Updated: Mar 5, 2021

After their dormancy in winter, your plants are starting to wake up and enter their growth phase again come spring! It's always a good idea to start fertilizing in late April or early May, continuing into September.

There are so many different fertilizers - they have number codes, some are liquid, some are pellets - what do they mean?

man watering fiddle leaf fig houseplant
Spring is the best time to start fertilizing your houseplants.

As an example, our 10-15-10 Houseplant Fertilizer is an all-purpose liquid fertilizer. It contains the basic macronutrients to keep your plants happy and healthy, including Nitrogen, Phosphorus, and Potassium. As a general rule, all fertilizer labels will be listed in this order for the 3 macronutrients , and they each have a specific function:

  • Nitrogen will help to develop fuller, healthier foliage

  • Phosphorous will encourage bigger, healthier blooms

  • Potassium will help to grow a stronger root system

So back to our example of the 10-15-10.

The numbers refer to the NPK values - 10% Nitrogen, 15% Phosphorous, and 10% Potassium.

This particular fertilizer is pretty even across the board, making it a great general houseplant food! Use it on your Pothos to encourage fuller and healthier foliage, or on your outdoor Daisies to encourage fuller blooms.

You can get into specialty fertilizers for specific plants. For example, if you're looking to fertilize your flowering plants in particular, look for a fertilizer with a significantly higher middle number for a higher percentage of Phosphorous (potash) to promote healthier blooms.

Slower growing plants, like Cactus, require less fertilizer less frequently, and typically their fertilizers will have lower NPK numbers for that reason.

Faster growing plants, like Begonias, can be fertilized more often and can handle a higher NPK value because they're always growing and hungry!

All that said, always be sure to follow the instructions on your fertilizer label. Giving your plants too much fertilizer can easily harm or kill your plant. Leaves can scorch or bleach due to overfeeding, so start slow, less is more, and monitor its use according to the instructions.

Another important thing to note, is that your plant still needs to be in the proper environment to thrive.
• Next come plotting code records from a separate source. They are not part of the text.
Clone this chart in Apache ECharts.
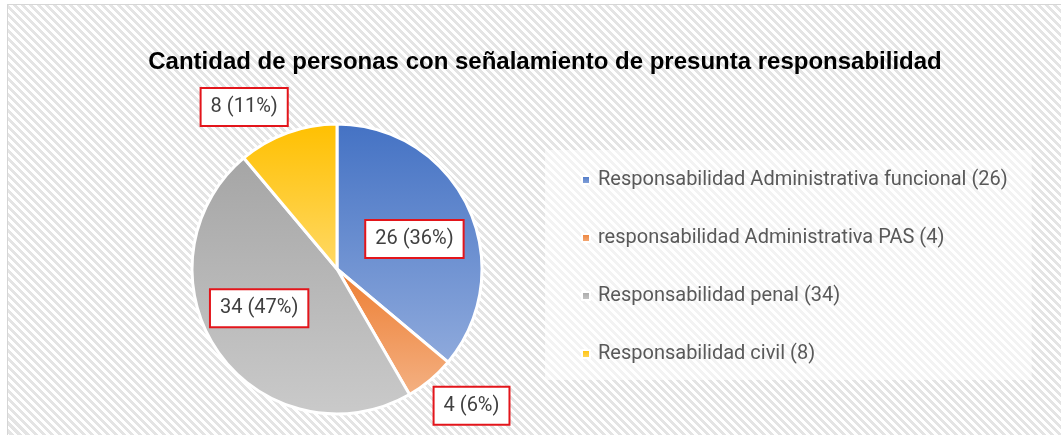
<!DOCTYPE html>
<html>
<head>
    <meta charset="utf-8"/>
    <title>Cantidad de personas con señalamiento de presunta responsabilidad</title>
    <script src="https://cdn.jsdelivr.net/npm/echarts@6/dist/echarts.min.js"></script>
    <style>
        html, body { margin: 0; padding: 0; background: #ffffff; }
        #frame {
            position: absolute; left: 7px; top: 4px; width: 1100px; height: 480px;
            border: 1px solid #d6d6d6;
            background: repeating-linear-gradient(45deg, #ffffff 0px, #ffffff 2.8px, #e4e4e4 2.8px, #e4e4e4 5.66px);
        }
        #main { position: absolute; left: 0; top: 0; width: 1061px; height: 435px; }
    </style>
</head>
<body>
<div id="frame"></div>
<div id="main"></div>
<script>
    // datos
    var categories = [
        'Responsabilidad Administrativa funcional',
        'responsabilidad Administrativa PAS',
        'Responsabilidad penal',
        'Responsabilidad civil'
    ];
    var values = [26, 4, 34, 8];

    // colores (arriba, abajo) por porción
    var topColors = ['#4472C4', '#ED7D31', '#A5A5A5', '#FFC000'];
    var bottomColors = ['#8FAADC', '#F4B183', '#CACACA', '#FFD966'];
    // desplazamiento de etiquetas respecto al centro de la porción
    var labelOffsets = [[9, 2], [86, 79], [-16, -4], [-67, -91]];

    var fontNarrow = "Roboto, 'Liberation Sans', Arial, sans-serif";

    var pieData = [];
    for (var i = 0; i < categories.length; i++) {
        pieData.push({
            name: categories[i],
            value: values[i],
            itemStyle: {
                color: new echarts.graphic.LinearGradient(0, 0, 0, 1, [
                    {offset: 0, color: topColors[i]},
                    {offset: 1, color: bottomColors[i]}
                ])
            },
            label: {offset: labelOffsets[i]}
        });
    }

    var chart = echarts.init(document.getElementById('main'));
    var option = {
        backgroundColor: 'transparent',
        animation: false,
        title: {
            text: 'Cantidad de personas con señalamiento de presunta responsabilidad',
            left: 545,
            top: 50,
            padding: 0,
            textAlign: 'center',
            textStyle: {
                fontFamily: "'Liberation Sans', Arial, sans-serif",
                fontSize: 24,
                fontWeight: 'bold',
                color: '#000000'
            }
        },
        legend: {
            orient: 'vertical',
            left: 545,
            top: 150,
            padding: [18, 24, 14, 36],
            backgroundColor: 'rgba(255,255,255,0.55)',
            itemWidth: 8,
            itemHeight: 8,
            itemGap: 34,
            icon: 'rect',
            selectedMode: false,
            formatter: function (name) {
                var idx = categories.indexOf(name);
                return name + ' (' + values[idx] + ')';
            },
            textStyle: {
                fontFamily: fontNarrow,
                fontSize: 20,
                lineHeight: 24,
                color: '#595959',
                padding: [0, 0, 0, 3]
            },
            data: categories
        },
        series: [{
            type: 'pie',
            center: [337, 269],
            radius: 145,
            startAngle: 90,
            clockwise: true,
            percentPrecision: 0,
            avoidLabelOverlap: false,
            itemStyle: {
                borderColor: '#ffffff',
                borderWidth: 3
            },
            label: {
                show: true,
                position: 'inside',
                formatter: '{c} ({d}%)',
                fontFamily: fontNarrow,
                fontSize: 20,
                lineHeight: 24,
                color: '#404040',
                backgroundColor: '#ffffff',
                borderColor: '#E3151B',
                borderWidth: 2,
                padding: [6, 9, 6, 9]
            },
            labelLine: {show: false},
            emphasis: {disabled: true},
            data: pieData
        }]
    };
    chart.setOption(option);
</script>
</body>
</html>
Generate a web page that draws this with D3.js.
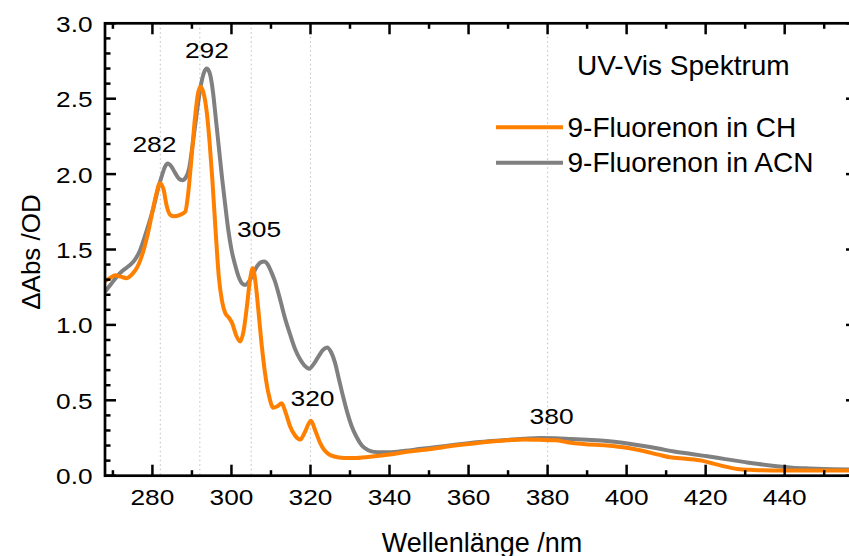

If you have a Bird of Paradise (thrives in bright light) in a low light space, don't expect fertilizer to magically help it grow. Fertilizers are more like a booster for plants to get the necessary nutrients, but their real 'food' is derived from the sunlight they intake.

So if your plant looks sad, first ask yourself if it's in the right environment before choosing to fertilize. Once it's getting the light and care it needs, a gentle fertilizer is a great way to help it continue to thrive!